Not too long ago we took a look at Heisman Trophy Winners in the Hall of Fame.
We received a great comment from a reader named Mike who asked:
“I would like to know how many heisman runner-ups, for example Steve Young, went on to be inducted into the NFL Hall of Fame. It would be ironic if that number was higher than 8.”
Not only is this a great question, I thought it was a great idea for a whole separate post.
Winning the Heisman Trophy is an awesome accomplishment, but it doesn’t guarantee NFL greatness. There are plenty of trophy winners who have played well in the pros, had average careers, and been thought of as busts. The same is true of those that have finished second in the balloting for the Heisman.
There are five players who have finished second in Heisman Trophy balloting and gone on to earn their way into the Pro Football Hall of Fame:
Charlie Trippi – 1946
Bob Griese – 1966
O.J. Simpson – 1967*
John Elway – 1982
Steve Young – 1983
*While O.J. Simpson did in fact finish second in the 1967 Heisman Trophy balloting and also make it into the Pro Football Hall of Fame, he also won the award in 1968 so is included on the list of Heisman winners who are in the Hall of Fame too. Two other players, Tom Harmon in the 1940’s and Herschel Walker in the 1980’s, have also finished second in balloting and then later won the award. Neither of them is in the Pro Football Hall of Fame though.
Also, while only five players make it onto this list, there are four others who are still active and who will most likely be in the Pro Football Hall of Fame eventually: Marshall Faulk, Peyton Manning, Larry Fitzgerald, and Adrian Peterson.
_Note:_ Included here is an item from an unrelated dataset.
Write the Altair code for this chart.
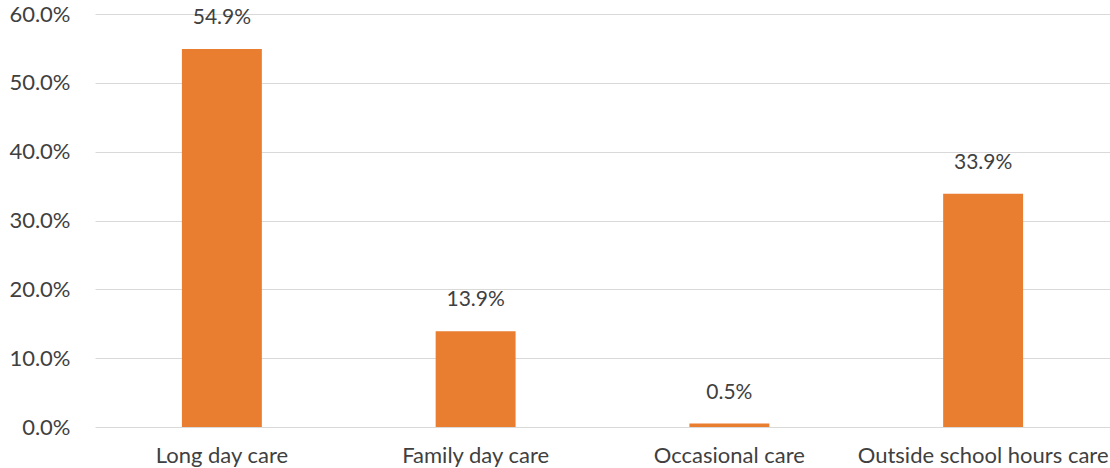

If that happens, that would up the total to nine which would be one more than the amount of trophy winners in the Hall of Fame at this point in time.
While most know that Ohio State running back Archie Griffin is the only player to have ever won the Heisman Trophy twice, there are three players who have finished second in the balloting twice: Glenn Davis in 1944 and 1945, Charlie Justice in 1948 and 1949, and Darren McFadden in 2006 and 2007.